Brothers & Sisters,
You did it! Thanks to the hard work of union members and many others in Maine, TABOR/Question 4 was soundly defeated 60-40 at the polls yesterday as was Question 2/the gutting of the auto excise tax. This is an important victory for Maine workers and our communities. We want to take a moment to thank all of you and your unions for the work that you put into defeating TABOR. The work that our affiliated local unions and councils did educating & mobilizing our members and the general public was a significant reason we so soundly defeated TABOR II.
A few quick numbers that reflect the quality and depth of our collective efforts:
- 76 - Educational Presentations about TABOR & the Excise tax were made at 76 local union or union council meetings
- 33 - 33 Local Unions called their own members to talk with them about Questions 2 & 4
- 62 – at least 62 of our affiliated union members took phonebanking shifts calling the general public to defeat TABOR
- 41 – 41 local unions leafleted multiple worksites with anti TABOR Leaflets and scores of other unions got leaflets out at local union meetings or through the mail
- 21 Unions or Union Councils sent customized local union mail to their members covering 104 different local unions in Maine on this issue
- 3 – The Maine AFL-CIO, with direct support from the National AFL-CIO, sent out 3 mail pieces to 26,000 union & Working America households
- Hundreds – Hundreds of you spoke to your families, friends & co-workers about this issue and turned an initial 30+ point deficit into a 20 point victory.
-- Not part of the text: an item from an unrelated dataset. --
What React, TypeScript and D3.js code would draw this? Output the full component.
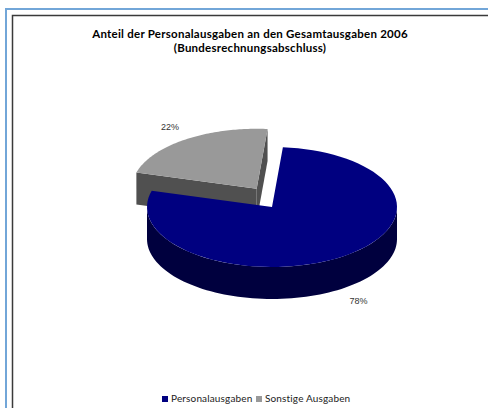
import React from "react";
import * as d3 from "d3";

const title1 = "Anteil der Personalausgaben an den Gesamtausgaben 2006";
const title2 = "(Bundesrechnungsabschluss)";
const categories = ["Personalausgaben", "Sonstige Ausgaben"];
const values = [78, 22];
const labels = ["78%", "22%"];
const topColors = ["#000080", "#999999"];
const sideColors = ["#00003e", "#505050"];
const explode = [0, 1];

const W = 488;
const H = 408;

export default function App() {
  const cx = 272, cy = 207, rx = 125, ry = 60, depth = 32;
  const E = 27, ey = 0.82;
  const rot = (5 * Math.PI) / 180;
  const pie = d3.pie<number>().sort(null).value((d) => d).startAngle(rot).endAngle(rot + 2 * Math.PI);
  const arcs = pie(values);

  const pt = (ox: number, oy: number, a: number, dz = 0) => [ox + rx * Math.sin(a), oy - ry * Math.cos(a) + dz];

  const ellArc = (ox: number, oy: number, a0: number, a1: number, dz: number, n = 80) => {
    const pts: number[][] = [];
    for (let i = 0; i <= n; i++) {
      const a = a0 + ((a1 - a0) * i) / n;
      pts.push(pt(ox, oy, a, dz));
    }
    return pts;
  };

  const slices = arcs.map((a, i) => {
    const mid = (a.startAngle + a.endAngle) / 2;
    const ox = cx + explode[i] * E * Math.sin(mid);
    const oy = cy - explode[i] * E * ey * Math.cos(mid);
    return { a, mid, ox, oy, i };
  });

  const sides: React.ReactNode[] = [];
  const tops: React.ReactNode[] = [];
  const texts: React.ReactNode[] = [];
  const line = d3.line();

  slices.forEach(({ a, mid, ox, oy, i }) => {
    // radial faces, visible when their outward normal faces the viewer
    [a.startAngle, a.endAngle].forEach((ang, k) => {
      const normal = k === 0 ? ang - Math.PI / 2 : ang + Math.PI / 2;
      if (Math.cos(normal) >= 0) return;
      const p = pt(ox, oy, ang);
      const pts = [[ox, oy], p, [p[0], p[1] + depth], [ox, oy + depth]] as [number, number][];
      sides.push(<path key={`f${i}${k}`} d={line(pts) + "Z"} fill={sideColors[i]} />);
    });
    // curved outer side in front half
    const ranges = [[Math.PI / 2, (3 * Math.PI) / 2], [Math.PI / 2 + 2 * Math.PI, (3 * Math.PI) / 2 + 2 * Math.PI]];
    ranges.forEach(([f0, f1], k) => {
      const s0 = Math.max(a.startAngle, f0);
      const s1 = Math.min(a.endAngle, f1);
      if (s1 > s0) {
        const top = ellArc(ox, oy, s0, s1, 0);
        const bot = ellArc(ox, oy, s1, s0, depth);
        sides.push(<path key={`s${i}${k}`} d={line([...top, ...bot] as [number, number][]) + "Z"} fill={sideColors[i]} />);
      }
    });
    const tp = [[ox, oy], ...ellArc(ox, oy, a.startAngle, a.endAngle, 0)] as [number, number][];
    tops.push(<path key={`t${i}`} d={line(tp) + "Z"} fill={topColors[i]} />);
    const lx = ox + Math.sin(mid) * rx * 1.22;
    const ly = oy - Math.cos(mid) * ry * 1.25 + (Math.cos(mid) < 0 ? depth : 0) + 3;
    texts.push(
      <text key={`l${i}`} x={lx} y={ly} textAnchor="middle" fontSize={9} fill="#333" fontFamily="Liberation Sans, Arial, sans-serif">
        {labels[i]}
      </text>
    );
  });

  const legendFont = "Lato, 'Noto Sans', sans-serif";
  const lgX = [162, 256];

  return (
    <div style={{ position: "fixed", left: 0, top: 0 }}>
      <svg width={W} height={H} style={{ display: "block", background: "#fff" }}>
        <rect x={6} y={9} width={W} height={H} fill="none" stroke="#72a6d8" strokeWidth={2} />
        <rect x={12.5} y={15.5} width={W} height={H} fill="none" stroke="#3a3a3a" strokeWidth={1.5} />
        <text x={250} y={37.5} textAnchor="middle" fontSize={11.5} letterSpacing={0.25} fontWeight="bold" fill="#000" fontFamily="Lato, sans-serif">
          {title1}
        </text>
        <text x={250} y={51.5} textAnchor="middle" fontSize={11.5} letterSpacing={0.25} fontWeight="bold" fill="#000" fontFamily="Lato, sans-serif">
          {title2}
        </text>
        {sides}
        {tops}
        {texts}
        {categories.map((c, i) => (
          <g key={c}>
            <rect x={lgX[i]} y={396} width={6} height={6} fill={topColors[i]} />
            <text x={lgX[i] + 9} y={402} fontSize={10} letterSpacing={0.15} fill="#222" fontFamily={legendFont}>
              {c}
            </text>
          </g>
        ))}
      </svg>
    </div>
  );
}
That’s great work!
We see this victory as a beginning rather than an end to this tax & budget fairness work. We rooted our campaign in an effort to not only defeat question 2 & 4 but to also educate about the larger structural taxation, budget & economic issues that underlie the TABOR debate. For the last 40 years there has been a massive tax shift in this country – from corporations to individuals and from the rich to the rest of us. That tax shift coupled with stagnant wages for workers is a major cause of the soaring inequality in our country, the constant structural budget deficits our towns and cities face and the underlying sense of unfairness and discontent with our tax structure. At our recent Maine AFL-CIO convention we held a workshop on the labor movement’s vision for taxation. The workshop culminated in establishing a tax fairness committee that will work on researching, educating and developing a program to create a more economically just tax structure and revenue streams. We’ve been on the defensive on these issues for way too long and that needs to change.
Thanks again for all of your great work!